I've been checking out nearby trails, and this was the closest piece of the Bruce Trail to where we now actually live. And I read in the Trail Guide that there was an interesting crevice along this section of the trail, a crevice described as possibly 'claustrophobic'! So a week or two ago I headed out for a short walk, though it was a dull and cold November day.
There had been a bit of snow the day before, but it was half melted. I just followed the blazes along the obvious path.
Many of the ferns that love the limestone rock are evergreen, like this Maidenhair Spleenwort,
and this Northern Holly Fern. They're common all along the trail here.
I have to say this was one of the rockiest sections of the trail I have walked, either bare solid bedrock, or loose smaller rocks that meant you had to be very careful with your footing.
At this time of the year the main green you see is the moss on the rocks. And there were several like these which I do not see very often. Somehow I need to find a way to learn more about mosses, they're so common along the trail.
Then I got to the first crevice, the trail went straight through it.
This was a short and simple crevice, not too deep, and certainly not claustrophobic. I had read about the crevice on the trail, but this was obviously just a warm-up.
Taking pictures down in the crevice is a challenge because the crevice is dark, while the sky above is bright. Lots of mosses on the sides of the crevice. I went straight through and out the other end.

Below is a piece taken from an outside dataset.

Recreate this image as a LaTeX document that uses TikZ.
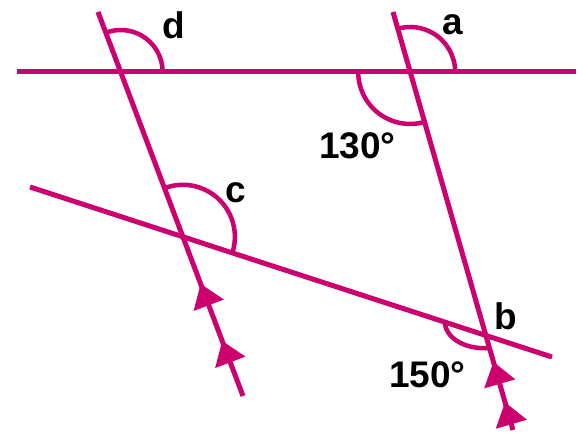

Continuing on the upper level, in a short distance I came to this sign. First time I've ever seen a crevice described as claustrophobic, although there are lots of interesting crevices along the Bruce Trail in a number of locations. At any rate, I was alone, and I could not find any white blazes beyond this point. Maybe you had to go through the crevice to find them. Time was passing and I had to head back, so I left this crevice for another day, planning to bring a friend to help me find it, and maybe hold my hand! That will be Part II.